This article in the New York Times feeds a lot of people’s ideas about what it means to live a green lifestyle: a guy all by himself in the desert, living off the grid in a dwelling he pieced together out of old shipping containers.

That scares a lot of people. Heck, it scares me! But it’s important to note that John Wells, the occupant of said desert paradise, is happy. He’s got a few hundred thou in the bank and he’s there because he wants to be.

I know people like that. My friend Juanita’s no-plumbing, no-electricity hilltop cabin that she and her late husband built by hand is as frugal a dwelling as I know, and culturally about as far from the New York City that both Mr. Wells and I chose to leave behind as it’s possible to get.

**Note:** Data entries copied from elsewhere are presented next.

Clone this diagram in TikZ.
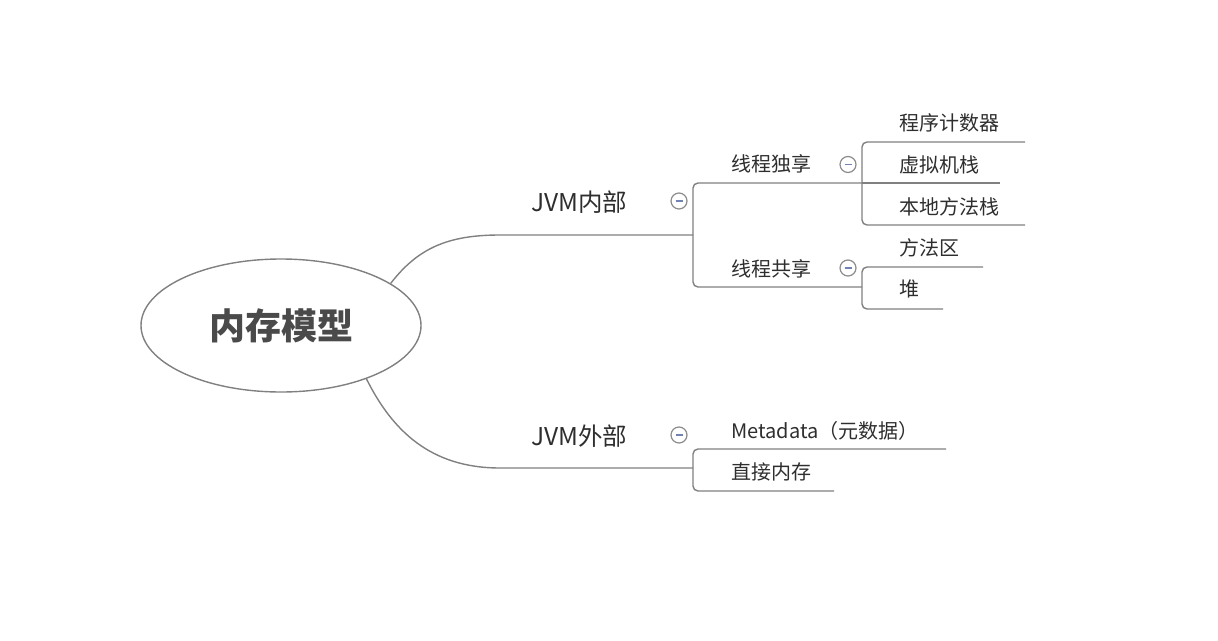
\documentclass[tikz,border=0pt]{standalone}
\usepackage{fontspec}
\setmainfont{Noto Sans CJK SC}
\usetikzlibrary{shapes.geometric}
\definecolor{linegray}{HTML}{808080}
\definecolor{txtgray}{HTML}{2E2E2E}
\definecolor{rootgray}{HTML}{4A4A4A}
\definecolor{minusblue}{HTML}{7282B4}
\definecolor{circgray}{HTML}{8C8C8C}
\begin{document}
\begin{tikzpicture}[x=1pt,y=-1pt,
  conn/.style={draw=linegray, line width=1.4pt},
  bracket/.style={conn, rounded corners=5pt},
  lvlone/.style={anchor=west, inner sep=0pt, text=txtgray, font=\fontsize{24.5}{25}\selectfont},
  lvltwo/.style={anchor=west, inner sep=0pt, text=txtgray, font=\fontsize{20}{20}\selectfont},
  toggle/.style={circle, draw=circgray, line width=1.2pt, fill=white, minimum size=16pt, inner sep=0pt,
    path picture={\draw[minusblue, line width=1.3pt] ([xshift=-3.5pt]path picture bounding box.center) -- ([xshift=3.5pt]path picture bounding box.center);}}
]
\useasboundingbox (0,0) rectangle (1218,640);

% root
\node[ellipse, draw=linegray, line width=1.4pt, minimum width=280pt, minimum height=133pt, inner sep=0pt,
      text=rootgray, font=\fontsize{36}{36}\selectfont\bfseries] (root) at (281,325.5) {内存模型};

% level one labels
\node[lvlone] (jin) at (531,202) {JVM内部};
\node[lvlone] (jout) at (531,436) {JVM外部};
\node[toggle] (tin) at (679,201) {};
\node[toggle] (tout) at (679,435) {};

% level two labels
\node[lvltwo] (duxiang) at (731,164) {线程独享};
\node[lvltwo] (gongxiang) at (731,268.5) {线程共享};
\node[toggle] (tdu) at (848,164.5) {};
\node[toggle] (tgong) at (848,268) {};

\node[lvltwo] (pc) at (899,123) {程序计数器};
\node[lvltwo] (vms) at (899,164.5) {虚拟机栈};
\node[lvltwo] (nms) at (899,206.5) {本地方法栈};
\node[lvltwo] (ma) at (899,248) {方法区};
\node[lvltwo] (heap) at (899,289) {堆};

\node[lvltwo] (meta) at (731,430.5) {Metadata（元数据）};
\node[lvltwo] (direct) at (731,471.5) {直接内存};

% junction coordinates
\coordinate (jinA) at (693,235);
\coordinate (joutA) at (693,468);

% main curved connectors
\draw[conn] (root.21.6) .. controls (418,248) and (448,235) .. (500,235) -- (jinA);
\draw[conn] (root.-32.6) .. controls (392,430) and (430,468) .. (500,468) -- (joutA);

% JVM内部 bracket
\draw[bracket] (862,183) -- (693,183) -- (693,287) -- (862,287);
\draw[conn] (862,183) -- (1000,183);
% 线程独享 children
\draw[bracket] (1025,142) -- (862,142) -- (862,225) -- (1025,225);
% 线程共享 children
\draw[bracket] (983,267) -- (862,267) -- (862,309) -- (943,309);
% JVM外部 bracket
\draw[bracket] (946,449) -- (693,449) -- (693,491) -- (834,491);

\end{tikzpicture}
\end{document}
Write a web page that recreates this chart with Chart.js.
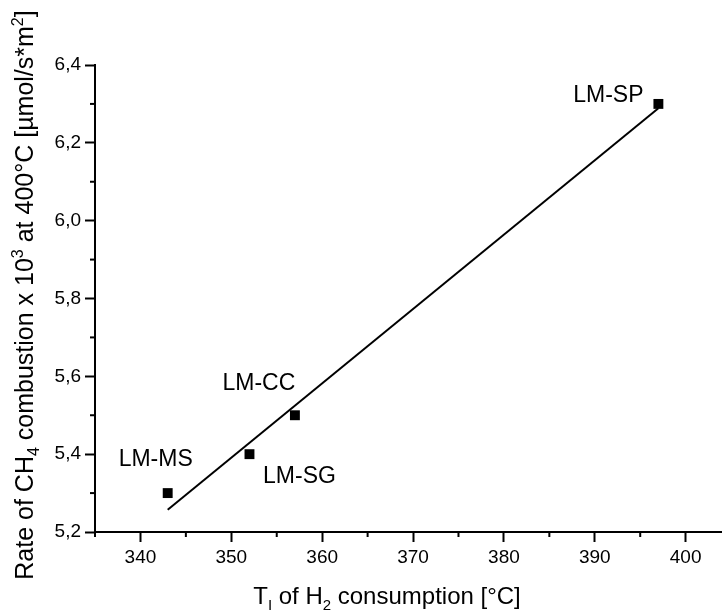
<!DOCTYPE html>
<html>
<head>
<meta charset="utf-8">
<script src="https://cdn.jsdelivr.net/npm/chart.js@4"></script>
<style>
  html, body { margin: 0; padding: 0; background: #fff; }
  #wrap { width: 722px; height: 613px; }
</style>
</head>
<body>
<div id="wrap"><canvas id="chart" width="722" height="613"></canvas></div>
<script>
// Data
const sampleNames = ['LM-MS', 'LM-SG', 'LM-CC', 'LM-SP'];
const tempValues = [343, 352, 357, 397];
const rateValues = [5.3, 5.4, 5.5, 6.3];
const fitX = [343, 397];
const fitY = [5.257, 6.289];
const xTicks = [340, 350, 360, 370, 380, 390, 400];
const yTicks = [5.2, 5.4, 5.6, 5.8, 6.0, 6.2, 6.4];

// label offsets from each point (px)
const labelOffsets = [[-12, -33], [50, 22], [-36, -32], [-50, -8]];

const FONT = '"Liberation Sans", Arial, sans-serif';

// draws minor ticks, point labels and the axis titles (with sub/superscripts)
const extras = {
  id: 'extras',
  afterDraw(chart) {
    const ctx = chart.ctx;
    const xs = chart.scales.x, ys = chart.scales.y;
    ctx.save();
    ctx.strokeStyle = '#000';
    ctx.lineWidth = 2;
    // minor ticks
    for (let v = 335; v <= 404; v += 5) {
      if (v % 10 === 0) continue;
      const px = xs.getPixelForValue(v);
      ctx.beginPath(); ctx.moveTo(px, ys.bottom); ctx.lineTo(px, ys.bottom + 5); ctx.stroke();
    }
    for (let i = 0; i < yTicks.length - 1; i++) {
      const py = ys.getPixelForValue((yTicks[i] + yTicks[i + 1]) / 2);
      ctx.beginPath(); ctx.moveTo(xs.left, py); ctx.lineTo(xs.left - 5, py); ctx.stroke();
    }

    // point labels
    ctx.fillStyle = '#000';
    ctx.font = '23px ' + FONT;
    ctx.textAlign = 'center';
    ctx.textBaseline = 'middle';
    sampleNames.forEach((name, i) => {
      const px = xs.getPixelForValue(tempValues[i]);
      const py = ys.getPixelForValue(rateValues[i]);
      ctx.fillText(name, px + labelOffsets[i][0], py + labelOffsets[i][1]);
    });

    // rich text helper: parts = [text, shift] shift 0 normal, 1 sup, -1 sub
    const drawRich = (parts, cx, cy, size) => {
      const big = size + 'px ' + FONT, small = Math.round(size * 0.62) + 'px ' + FONT;
      let total = 0;
      parts.forEach(p => { ctx.font = p[1] ? small : big; total += ctx.measureText(p[0]).width; });
      let x = cx - total / 2;
      ctx.textAlign = 'left';
      ctx.textBaseline = 'alphabetic';
      parts.forEach(p => {
        ctx.font = p[1] ? small : big;
        const dy = p[1] === 1 ? -size * 0.42 : (p[1] === -1 ? size * 0.25 : 0);
        ctx.fillText(p[0], x, cy + dy);
        x += ctx.measureText(p[0]).width;
      });
    };

    drawRich([['T', 0], ['I', -1], [' of H', 0], ['2', -1], [' consumption [\u00B0C]', 0]],
      387, 604, 24);

    ctx.translate(33, 295);
    ctx.rotate(-Math.PI / 2);
    drawRich([['Rate of CH', 0], ['4', -1], [' combustion x 10', 0], ['3', 1],
      [' at 400\u00B0C [\u00B5mol/s*m', 0], ['2', 1], [']', 0]], 0, 0, 25);
    ctx.restore();
  }
};

new Chart(document.getElementById('chart').getContext('2d'), {
  type: 'scatter',
  data: {
    datasets: [{
      label: 'samples',
      data: tempValues.map((t, i) => ({ x: t, y: rateValues[i] })),
      pointStyle: 'rect',
      pointRadius: 7,
      pointBorderWidth: 0,
      backgroundColor: '#000',
      borderColor: '#000'
    }, {
      type: 'line',
      label: 'fit',
      data: fitX.map((t, i) => ({ x: t, y: fitY[i] })),
      borderColor: '#000',
      borderWidth: 2,
      pointRadius: 0,
      fill: false
    }]
  },
  options: {
    responsive: false,
    animation: false,
    layout: { autoPadding: false, padding: { top: 65, right: 0, left: 0, bottom: 0 } },
    plugins: { legend: { display: false }, tooltip: { enabled: false } },
    scales: {
      x: {
        type: 'linear',
        min: 335,
        max: 404,
        afterBuildTicks: s => { s.ticks = xTicks.map(v => ({ value: v })); },
        afterFit: s => { s.height = 81; s.paddingLeft = 0; s.paddingRight = 0; },
        grid: { drawOnChartArea: false, drawTicks: true, tickLength: 10, tickWidth: 2, tickColor: '#000' },
        border: { color: '#000', width: 2 },
        ticks: { color: '#000', font: { size: 19, family: FONT }, padding: 4, maxRotation: 0 }
      },
      y: {
        type: 'linear',
        min: 5.2,
        max: 6.4,
        afterBuildTicks: s => { s.ticks = yTicks.map(v => ({ value: v })); },
        afterFit: s => { s.width = 95; },
        grid: { drawOnChartArea: false, drawTicks: true, tickLength: 10, tickWidth: 2, tickColor: '#000' },
        border: { color: '#000', width: 2 },
        ticks: {
          color: '#000',
          font: { size: 19, family: FONT },
          padding: 4,
          callback: v => v.toFixed(1).replace('.', ',')
        }
      }
    }
  },
  plugins: [extras]
});
</script>
</body>
</html>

But the point I want to make is this: you can still live a green lifestyle and enjoy all the creature comforts and social conveniences of modern life. Consider Amory Lovins, energy futurist extraordinaire, whose spacious and gadget-filled 4,000-square-foot home was sustainability state-of-the-art when it was constructed in 1983. In the cold, snowy Colorado Rockies (just outside Aspen), he doesn’t need a furnace, or an air conditioner—and his monthly electric bill could be made back by skipping a couple of lattes per month at a fancy coffee shop..

Frugal, green lifestyles can be about comfort, ease, lower maintenance costs, and even luxury. They don’t have to be about deprivation—unless, like John Wells, you don’t think of being a hermit in the desert as deprivation, but as liberation. It’s his choice, and I say, go for it.